To be done: Copy all the data exactly, except the pictures.

Provided data:

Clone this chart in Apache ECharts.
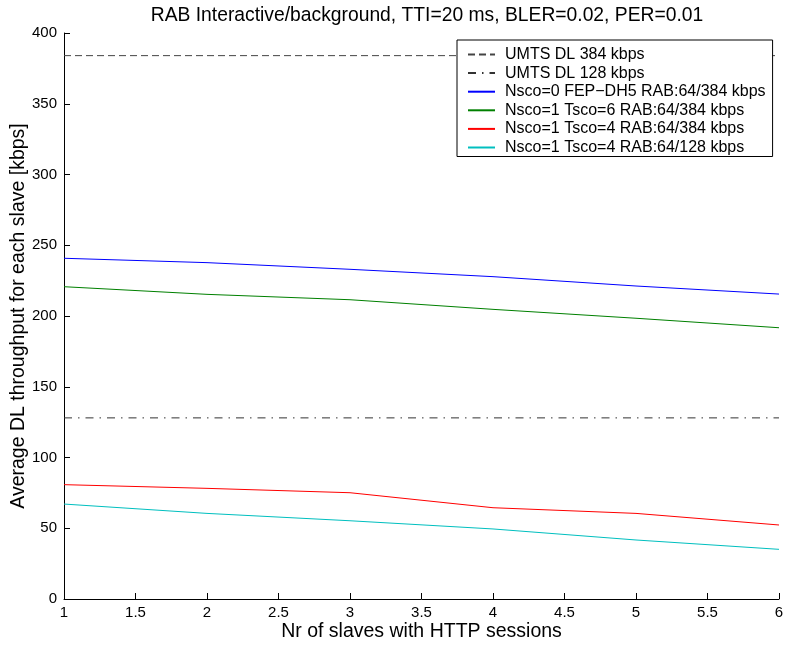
<!DOCTYPE html>
<html><head><meta charset="utf-8">
<script src="https://cdn.jsdelivr.net/npm/echarts@6/dist/echarts.min.js"></script>
<style>html,body{margin:0;padding:0;background:#fff}#c{width:785px;height:645px}</style>
</head><body><div id="c"></div>
<script>
const titleText = 'RAB Interactive/background, TTI=20 ms, BLER=0.02, PER=0.01';
const xLabel = 'Nr of slaves with HTTP sessions';
const yLabel = 'Average DL throughput for each slave [kbps]';
const slaves = [1, 2, 3, 4, 5, 6];
const refNames = ['UMTS DL 384 kbps', 'UMTS DL 128 kbps'];
const refLevels = [384, 128];
const seriesNames = [
  'Nsco=0 FEP\u2212DH5 RAB:64/384 kbps',
  'Nsco=1 Tsco=6 RAB:64/384 kbps',
  'Nsco=1 Tsco=4 RAB:64/384 kbps',
  'Nsco=1 Tsco=4 RAB:64/128 kbps'
];
const blueVals  = [240.8, 237.7, 233, 227.8, 221.2, 215.5];
const greenVals = [220.7, 215.3, 211.5, 204.7, 198.4, 191.7];
const redVals   = [80.8, 78.2, 75.1, 64.5, 60.5, 52.3];
const cyanVals  = [67.1, 60.5, 55.3, 49.5, 41.7, 35.1];

const font = 'Liberation Sans, Arial, Helvetica, sans-serif';
const refStyles = [
  {color: '#444', type: [7, 4]},
  {color: '#333', type: [8, 6, 1.5, 6]}
];
const lineColors = ['#0000ff', '#008000', '#ff0000', '#00bfbf'];
const lineVals = [blueVals, greenVals, redVals, cyanVals];

const series = [];
refLevels.forEach((lv, i) => {
  series.push({
    name: refNames[i], type: 'line', symbol: 'none', animation: false,
    data: [[slaves[0], lv], [slaves[slaves.length - 1], lv]],
    lineStyle: {width: 1, color: refStyles[i].color, type: refStyles[i].type},
    itemStyle: {color: refStyles[i].color}, z: 1
  });
});
lineVals.forEach((vals, i) => {
  series.push({
    name: seriesNames[i], type: 'line', symbol: 'none', animation: false,
    data: slaves.map((x, j) => [x, vals[j]]),
    lineStyle: {width: 1, color: lineColors[i]},
    itemStyle: {color: lineColors[i]}, z: 2
  });
});

const chart = echarts.init(document.getElementById('c'), null, {renderer: 'canvas'});
chart.setOption({
  backgroundColor: '#fff',
  animation: false,
  title: {
    text: titleText, left: 422, top: 1, textAlign: 'center',
    textStyle: {fontFamily: font, fontSize: 19.3, fontWeight: 'normal', color: '#000'}
  },
  grid: {left: 64, right: 6, top: 33, bottom: 46, containLabel: false, outerBoundsMode: 'none'},
  legend: {
    orient: 'vertical', left: 457, top: 40,
    backgroundColor: '#fff', borderColor: '#000', borderWidth: 1, borderRadius: 0,
    padding: [6.5, 7, 1, 10],
    itemWidth: 27, itemHeight: 16, itemGap: 2.6,
    itemStyle: {opacity: 0},
    textStyle: {fontFamily: font, fontSize: 16, lineHeight: 16, color: '#000', padding: [0, 0, 0, 5]},
    data: refNames.concat(seriesNames)
  },
  xAxis: {
    type: 'value', min: 1, max: 6, interval: 0.5,
    name: xLabel, nameLocation: 'middle', nameGap: 23, nameMoveOverlap: false,
    nameTextStyle: {fontFamily: font, fontSize: 19.5, color: '#000'},
    axisLine: {show: true, lineStyle: {color: '#000', width: 1}},
    axisTick: {show: true, inside: true, length: 6, lineStyle: {color: '#000'}},
    axisLabel: {fontFamily: font, fontSize: 15, color: '#000', margin: 6},
    splitLine: {show: false}
  },
  yAxis: {
    type: 'value', min: 0, max: 400, interval: 50,
    name: yLabel, nameLocation: 'middle', nameGap: 35, nameMoveOverlap: false,
    nameTextStyle: {fontFamily: font, fontSize: 19.5, color: '#000'},
    axisLine: {show: true, lineStyle: {color: '#000', width: 1}},
    axisTick: {show: true, inside: true, length: 6, lineStyle: {color: '#000'}},
    axisLabel: {fontFamily: font, fontSize: 15, color: '#000', margin: 7},
    splitLine: {show: false}
  },
  series: series
});
</script>
</body></html>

Task result:
Clone this chart in Apache ECharts.
<!DOCTYPE html>
<html><head><meta charset="utf-8">
<script src="https://cdn.jsdelivr.net/npm/echarts@6/dist/echarts.min.js"></script>
<style>html,body{margin:0;padding:0;background:#fff}#c{width:785px;height:645px}</style>
</head><body><div id="c"></div>
<script>
const titleText = 'RAB Interactive/background, TTI=20 ms, BLER=0.02, PER=0.01';
const xLabel = 'Nr of slaves with HTTP sessions';
const yLabel = 'Average DL throughput for each slave [kbps]';
const slaves = [1, 2, 3, 4, 5, 6];
const refNames = ['UMTS DL 384 kbps', 'UMTS DL 128 kbps'];
const refLevels = [384, 128];
const seriesNames = [
  'Nsco=0 FEP\u2212DH5 RAB:64/384 kbps',
  'Nsco=1 Tsco=6 RAB:64/384 kbps',
  'Nsco=1 Tsco=4 RAB:64/384 kbps',
  'Nsco=1 Tsco=4 RAB:64/128 kbps'
];
const blueVals  = [240.8, 237.7, 233, 227.8, 221.2, 215.5];
const greenVals = [220.7, 215.3, 211.5, 204.7, 198.4, 191.7];
const redVals   = [80.8, 78.2, 75.1, 64.5, 60.5, 52.3];
const cyanVals  = [67.1, 60.5, 55.3, 49.5, 41.7, 35.1];

const font = 'Liberation Sans, Arial, Helvetica, sans-serif';
const refStyles = [
  {color: '#444', type: [7, 4]},
  {color: '#333', type: [8, 6, 1.5, 6]}
];
const lineColors = ['#0000ff', '#008000', '#ff0000', '#00bfbf'];
const lineVals = [blueVals, greenVals, redVals, cyanVals];

const series = [];
refLevels.forEach((lv, i) => {
  series.push({
    name: refNames[i], type: 'line', symbol: 'none', animation: false,
    data: [[slaves[0], lv], [slaves[slaves.length - 1], lv]],
    lineStyle: {width: 1, color: refStyles[i].color, type: refStyles[i].type},
    itemStyle: {color: refStyles[i].color}, z: 1
  });
});
lineVals.forEach((vals, i) => {
  series.push({
    name: seriesNames[i], type: 'line', symbol: 'none', animation: false,
    data: slaves.map((x, j) => [x, vals[j]]),
    lineStyle: {width: 1, color: lineColors[i]},
    itemStyle: {color: lineColors[i]}, z: 2
  });
});

const chart = echarts.init(document.getElementById('c'), null, {renderer: 'canvas'});
chart.setOption({
  backgroundColor: '#fff',
  animation: false,
  title: {
    text: titleText, left: 422, top: 1, textAlign: 'center',
    textStyle: {fontFamily: font, fontSize: 19.3, fontWeight: 'normal', color: '#000'}
  },
  grid: {left: 64, right: 6, top: 33, bottom: 46, containLabel: false, outerBoundsMode: 'none'},
  legend: {
    orient: 'vertical', left: 457, top: 40,
    backgroundColor: '#fff', borderColor: '#000', borderWidth: 1, borderRadius: 0,
    padding: [6.5, 7, 1, 10],
    itemWidth: 27, itemHeight: 16, itemGap: 2.6,
    itemStyle: {opacity: 0},
    textStyle: {fontFamily: font, fontSize: 16, lineHeight: 16, color: '#000', padding: [0, 0, 0, 5]},
    data: refNames.concat(seriesNames)
  },
  xAxis: {
    type: 'value', min: 1, max: 6, interval: 0.5,
    name: xLabel, nameLocation: 'middle', nameGap: 23, nameMoveOverlap: false,
    nameTextStyle: {fontFamily: font, fontSize: 19.5, color: '#000'},
    axisLine: {show: true, lineStyle: {color: '#000', width: 1}},
    axisTick: {show: true, inside: true, length: 6, lineStyle: {color: '#000'}},
    axisLabel: {fontFamily: font, fontSize: 15, color: '#000', margin: 6},
    splitLine: {show: false}
  },
  yAxis: {
    type: 'value', min: 0, max: 400, interval: 50,
    name: yLabel, nameLocation: 'middle', nameGap: 35, nameMoveOverlap: false,
    nameTextStyle: {fontFamily: font, fontSize: 19.5, color: '#000'},
    axisLine: {show: true, lineStyle: {color: '#000', width: 1}},
    axisTick: {show: true, inside: true, length: 6, lineStyle: {color: '#000'}},
    axisLabel: {fontFamily: font, fontSize: 15, color: '#000', margin: 7},
    splitLine: {show: false}
  },
  series: series
});
</script>
</body></html>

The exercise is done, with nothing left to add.